Write the listing below out again exactly, dropping the images.

★ ★ ★ ★ ★

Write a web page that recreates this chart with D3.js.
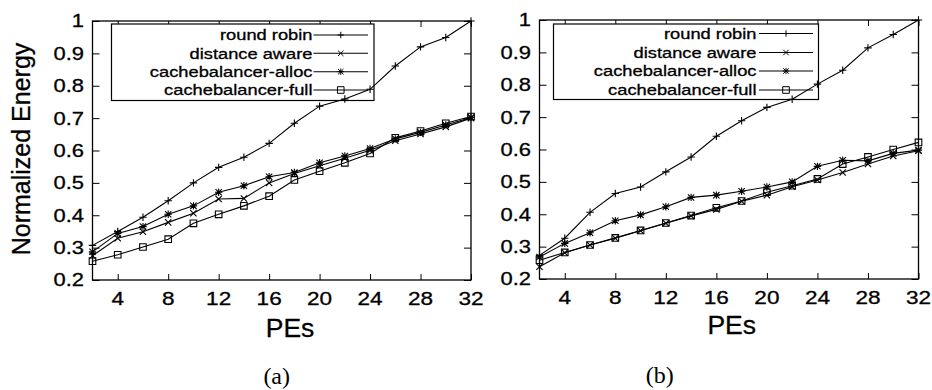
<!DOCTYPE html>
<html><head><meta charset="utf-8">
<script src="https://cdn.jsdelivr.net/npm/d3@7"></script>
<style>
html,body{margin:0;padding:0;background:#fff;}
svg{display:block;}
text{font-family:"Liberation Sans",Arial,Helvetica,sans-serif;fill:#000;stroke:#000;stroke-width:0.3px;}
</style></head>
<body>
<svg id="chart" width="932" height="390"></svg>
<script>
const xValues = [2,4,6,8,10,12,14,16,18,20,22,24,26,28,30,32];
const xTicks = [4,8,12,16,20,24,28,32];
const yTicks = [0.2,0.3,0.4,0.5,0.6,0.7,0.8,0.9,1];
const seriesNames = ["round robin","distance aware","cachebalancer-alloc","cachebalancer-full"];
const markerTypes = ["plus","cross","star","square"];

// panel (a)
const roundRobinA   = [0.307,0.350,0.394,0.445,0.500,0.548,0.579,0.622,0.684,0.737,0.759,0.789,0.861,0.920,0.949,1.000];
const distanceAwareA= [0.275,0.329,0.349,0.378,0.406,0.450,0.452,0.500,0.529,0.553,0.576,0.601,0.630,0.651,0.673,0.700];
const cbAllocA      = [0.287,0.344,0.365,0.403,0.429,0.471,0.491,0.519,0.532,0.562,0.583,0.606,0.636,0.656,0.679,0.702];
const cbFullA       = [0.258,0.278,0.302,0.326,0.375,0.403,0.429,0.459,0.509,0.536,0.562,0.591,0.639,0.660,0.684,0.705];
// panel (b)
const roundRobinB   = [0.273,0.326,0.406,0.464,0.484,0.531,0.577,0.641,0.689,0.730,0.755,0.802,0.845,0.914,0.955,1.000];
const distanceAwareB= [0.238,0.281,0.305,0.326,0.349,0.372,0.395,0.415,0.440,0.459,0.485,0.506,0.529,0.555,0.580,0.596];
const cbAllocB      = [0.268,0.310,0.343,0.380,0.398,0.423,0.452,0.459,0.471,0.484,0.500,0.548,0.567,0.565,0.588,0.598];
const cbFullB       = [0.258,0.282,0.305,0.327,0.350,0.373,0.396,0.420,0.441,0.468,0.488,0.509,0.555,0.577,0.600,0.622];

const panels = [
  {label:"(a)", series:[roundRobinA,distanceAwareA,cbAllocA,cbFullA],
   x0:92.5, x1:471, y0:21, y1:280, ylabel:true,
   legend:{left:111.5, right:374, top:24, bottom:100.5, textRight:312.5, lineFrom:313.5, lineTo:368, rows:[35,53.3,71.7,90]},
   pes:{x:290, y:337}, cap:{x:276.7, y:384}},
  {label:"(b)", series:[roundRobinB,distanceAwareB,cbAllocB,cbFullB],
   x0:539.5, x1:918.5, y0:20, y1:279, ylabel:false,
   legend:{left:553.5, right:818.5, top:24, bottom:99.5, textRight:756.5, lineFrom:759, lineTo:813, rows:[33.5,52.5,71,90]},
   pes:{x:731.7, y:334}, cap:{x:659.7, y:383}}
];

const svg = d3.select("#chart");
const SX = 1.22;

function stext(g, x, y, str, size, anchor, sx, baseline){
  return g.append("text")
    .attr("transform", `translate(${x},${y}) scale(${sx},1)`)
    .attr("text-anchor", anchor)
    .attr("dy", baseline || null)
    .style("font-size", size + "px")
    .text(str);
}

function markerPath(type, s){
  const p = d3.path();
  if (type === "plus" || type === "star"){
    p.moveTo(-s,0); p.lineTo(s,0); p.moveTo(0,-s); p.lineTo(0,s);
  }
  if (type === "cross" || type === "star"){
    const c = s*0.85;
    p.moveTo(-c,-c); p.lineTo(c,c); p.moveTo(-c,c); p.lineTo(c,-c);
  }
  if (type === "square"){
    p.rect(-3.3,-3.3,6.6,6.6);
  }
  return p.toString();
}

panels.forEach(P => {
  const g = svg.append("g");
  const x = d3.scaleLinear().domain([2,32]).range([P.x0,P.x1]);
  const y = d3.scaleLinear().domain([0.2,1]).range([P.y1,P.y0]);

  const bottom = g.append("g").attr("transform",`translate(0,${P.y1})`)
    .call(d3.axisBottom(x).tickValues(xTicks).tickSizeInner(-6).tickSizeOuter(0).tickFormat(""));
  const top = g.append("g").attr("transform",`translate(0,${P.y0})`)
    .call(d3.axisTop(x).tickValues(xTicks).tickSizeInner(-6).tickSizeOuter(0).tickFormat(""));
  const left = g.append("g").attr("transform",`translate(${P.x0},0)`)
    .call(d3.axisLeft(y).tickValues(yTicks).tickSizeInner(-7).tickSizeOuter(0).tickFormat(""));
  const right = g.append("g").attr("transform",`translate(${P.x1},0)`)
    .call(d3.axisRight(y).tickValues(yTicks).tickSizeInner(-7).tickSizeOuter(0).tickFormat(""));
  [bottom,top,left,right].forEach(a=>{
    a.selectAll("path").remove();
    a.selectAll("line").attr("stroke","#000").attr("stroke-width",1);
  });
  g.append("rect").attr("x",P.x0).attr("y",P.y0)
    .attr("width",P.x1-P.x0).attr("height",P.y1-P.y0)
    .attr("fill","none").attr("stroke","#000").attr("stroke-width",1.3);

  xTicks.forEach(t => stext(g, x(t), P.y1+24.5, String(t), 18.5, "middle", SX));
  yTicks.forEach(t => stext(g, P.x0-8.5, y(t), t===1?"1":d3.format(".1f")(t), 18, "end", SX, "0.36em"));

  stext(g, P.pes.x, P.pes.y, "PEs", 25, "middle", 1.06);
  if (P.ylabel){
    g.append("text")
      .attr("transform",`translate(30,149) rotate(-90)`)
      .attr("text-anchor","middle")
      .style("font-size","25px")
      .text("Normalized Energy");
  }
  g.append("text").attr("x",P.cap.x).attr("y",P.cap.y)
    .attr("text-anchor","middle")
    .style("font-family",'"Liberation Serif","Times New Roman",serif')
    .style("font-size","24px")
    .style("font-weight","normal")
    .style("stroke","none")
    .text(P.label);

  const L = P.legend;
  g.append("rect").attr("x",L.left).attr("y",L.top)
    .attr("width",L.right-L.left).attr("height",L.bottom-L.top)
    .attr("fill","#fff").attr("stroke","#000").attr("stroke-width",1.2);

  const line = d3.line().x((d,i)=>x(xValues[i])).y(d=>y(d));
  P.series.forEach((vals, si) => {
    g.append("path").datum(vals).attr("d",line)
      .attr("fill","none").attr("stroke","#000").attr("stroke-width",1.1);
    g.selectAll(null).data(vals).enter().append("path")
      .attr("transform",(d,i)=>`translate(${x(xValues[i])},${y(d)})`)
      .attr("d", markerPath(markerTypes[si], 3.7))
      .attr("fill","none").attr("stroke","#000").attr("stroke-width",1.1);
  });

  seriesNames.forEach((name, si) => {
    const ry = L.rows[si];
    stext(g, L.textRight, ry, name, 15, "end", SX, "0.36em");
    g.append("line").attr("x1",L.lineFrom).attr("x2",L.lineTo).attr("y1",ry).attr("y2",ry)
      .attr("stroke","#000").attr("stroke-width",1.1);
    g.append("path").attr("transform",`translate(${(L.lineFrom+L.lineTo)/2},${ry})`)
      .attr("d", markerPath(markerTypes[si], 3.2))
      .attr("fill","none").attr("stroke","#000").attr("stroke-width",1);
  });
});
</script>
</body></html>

★ ★ ★ ★ ★

• _SOLUTION TO THIS EXERCISE_
Write a web page that recreates this chart with D3.js.
<!DOCTYPE html>
<html><head><meta charset="utf-8">
<script src="https://cdn.jsdelivr.net/npm/d3@7"></script>
<style>
html,body{margin:0;padding:0;background:#fff;}
svg{display:block;}
text{font-family:"Liberation Sans",Arial,Helvetica,sans-serif;fill:#000;stroke:#000;stroke-width:0.3px;}
</style></head>
<body>
<svg id="chart" width="932" height="390"></svg>
<script>
const xValues = [2,4,6,8,10,12,14,16,18,20,22,24,26,28,30,32];
const xTicks = [4,8,12,16,20,24,28,32];
const yTicks = [0.2,0.3,0.4,0.5,0.6,0.7,0.8,0.9,1];
const seriesNames = ["round robin","distance aware","cachebalancer-alloc","cachebalancer-full"];
const markerTypes = ["plus","cross","star","square"];

// panel (a)
const roundRobinA   = [0.307,0.350,0.394,0.445,0.500,0.548,0.579,0.622,0.684,0.737,0.759,0.789,0.861,0.920,0.949,1.000];
const distanceAwareA= [0.275,0.329,0.349,0.378,0.406,0.450,0.452,0.500,0.529,0.553,0.576,0.601,0.630,0.651,0.673,0.700];
const cbAllocA      = [0.287,0.344,0.365,0.403,0.429,0.471,0.491,0.519,0.532,0.562,0.583,0.606,0.636,0.656,0.679,0.702];
const cbFullA       = [0.258,0.278,0.302,0.326,0.375,0.403,0.429,0.459,0.509,0.536,0.562,0.591,0.639,0.660,0.684,0.705];
// panel (b)
const roundRobinB   = [0.273,0.326,0.406,0.464,0.484,0.531,0.577,0.641,0.689,0.730,0.755,0.802,0.845,0.914,0.955,1.000];
const distanceAwareB= [0.238,0.281,0.305,0.326,0.349,0.372,0.395,0.415,0.440,0.459,0.485,0.506,0.529,0.555,0.580,0.596];
const cbAllocB      = [0.268,0.310,0.343,0.380,0.398,0.423,0.452,0.459,0.471,0.484,0.500,0.548,0.567,0.565,0.588,0.598];
const cbFullB       = [0.258,0.282,0.305,0.327,0.350,0.373,0.396,0.420,0.441,0.468,0.488,0.509,0.555,0.577,0.600,0.622];

const panels = [
  {label:"(a)", series:[roundRobinA,distanceAwareA,cbAllocA,cbFullA],
   x0:92.5, x1:471, y0:21, y1:280, ylabel:true,
   legend:{left:111.5, right:374, top:24, bottom:100.5, textRight:312.5, lineFrom:313.5, lineTo:368, rows:[35,53.3,71.7,90]},
   pes:{x:290, y:337}, cap:{x:276.7, y:384}},
  {label:"(b)", series:[roundRobinB,distanceAwareB,cbAllocB,cbFullB],
   x0:539.5, x1:918.5, y0:20, y1:279, ylabel:false,
   legend:{left:553.5, right:818.5, top:24, bottom:99.5, textRight:756.5, lineFrom:759, lineTo:813, rows:[33.5,52.5,71,90]},
   pes:{x:731.7, y:334}, cap:{x:659.7, y:383}}
];

const svg = d3.select("#chart");
const SX = 1.22;

function stext(g, x, y, str, size, anchor, sx, baseline){
  return g.append("text")
    .attr("transform", `translate(${x},${y}) scale(${sx},1)`)
    .attr("text-anchor", anchor)
    .attr("dy", baseline || null)
    .style("font-size", size + "px")
    .text(str);
}

function markerPath(type, s){
  const p = d3.path();
  if (type === "plus" || type === "star"){
    p.moveTo(-s,0); p.lineTo(s,0); p.moveTo(0,-s); p.lineTo(0,s);
  }
  if (type === "cross" || type === "star"){
    const c = s*0.85;
    p.moveTo(-c,-c); p.lineTo(c,c); p.moveTo(-c,c); p.lineTo(c,-c);
  }
  if (type === "square"){
    p.rect(-3.3,-3.3,6.6,6.6);
  }
  return p.toString();
}

panels.forEach(P => {
  const g = svg.append("g");
  const x = d3.scaleLinear().domain([2,32]).range([P.x0,P.x1]);
  const y = d3.scaleLinear().domain([0.2,1]).range([P.y1,P.y0]);

  const bottom = g.append("g").attr("transform",`translate(0,${P.y1})`)
    .call(d3.axisBottom(x).tickValues(xTicks).tickSizeInner(-6).tickSizeOuter(0).tickFormat(""));
  const top = g.append("g").attr("transform",`translate(0,${P.y0})`)
    .call(d3.axisTop(x).tickValues(xTicks).tickSizeInner(-6).tickSizeOuter(0).tickFormat(""));
  const left = g.append("g").attr("transform",`translate(${P.x0},0)`)
    .call(d3.axisLeft(y).tickValues(yTicks).tickSizeInner(-7).tickSizeOuter(0).tickFormat(""));
  const right = g.append("g").attr("transform",`translate(${P.x1},0)`)
    .call(d3.axisRight(y).tickValues(yTicks).tickSizeInner(-7).tickSizeOuter(0).tickFormat(""));
  [bottom,top,left,right].forEach(a=>{
    a.selectAll("path").remove();
    a.selectAll("line").attr("stroke","#000").attr("stroke-width",1);
  });
  g.append("rect").attr("x",P.x0).attr("y",P.y0)
    .attr("width",P.x1-P.x0).attr("height",P.y1-P.y0)
    .attr("fill","none").attr("stroke","#000").attr("stroke-width",1.3);

  xTicks.forEach(t => stext(g, x(t), P.y1+24.5, String(t), 18.5, "middle", SX));
  yTicks.forEach(t => stext(g, P.x0-8.5, y(t), t===1?"1":d3.format(".1f")(t), 18, "end", SX, "0.36em"));

  stext(g, P.pes.x, P.pes.y, "PEs", 25, "middle", 1.06);
  if (P.ylabel){
    g.append("text")
      .attr("transform",`translate(30,149) rotate(-90)`)
      .attr("text-anchor","middle")
      .style("font-size","25px")
      .text("Normalized Energy");
  }
  g.append("text").attr("x",P.cap.x).attr("y",P.cap.y)
    .attr("text-anchor","middle")
    .style("font-family",'"Liberation Serif","Times New Roman",serif')
    .style("font-size","24px")
    .style("font-weight","normal")
    .style("stroke","none")
    .text(P.label);

  const L = P.legend;
  g.append("rect").attr("x",L.left).attr("y",L.top)
    .attr("width",L.right-L.left).attr("height",L.bottom-L.top)
    .attr("fill","#fff").attr("stroke","#000").attr("stroke-width",1.2);

  const line = d3.line().x((d,i)=>x(xValues[i])).y(d=>y(d));
  P.series.forEach((vals, si) => {
    g.append("path").datum(vals).attr("d",line)
      .attr("fill","none").attr("stroke","#000").attr("stroke-width",1.1);
    g.selectAll(null).data(vals).enter().append("path")
      .attr("transform",(d,i)=>`translate(${x(xValues[i])},${y(d)})`)
      .attr("d", markerPath(markerTypes[si], 3.7))
      .attr("fill","none").attr("stroke","#000").attr("stroke-width",1.1);
  });

  seriesNames.forEach((name, si) => {
    const ry = L.rows[si];
    stext(g, L.textRight, ry, name, 15, "end", SX, "0.36em");
    g.append("line").attr("x1",L.lineFrom).attr("x2",L.lineTo).attr("y1",ry).attr("y2",ry)
      .attr("stroke","#000").attr("stroke-width",1.1);
    g.append("path").attr("transform",`translate(${(L.lineFrom+L.lineTo)/2},${ry})`)
      .attr("d", markerPath(markerTypes[si], 3.2))
      .attr("fill","none").attr("stroke","#000").attr("stroke-width",1);
  });
});
</script>
</body></html>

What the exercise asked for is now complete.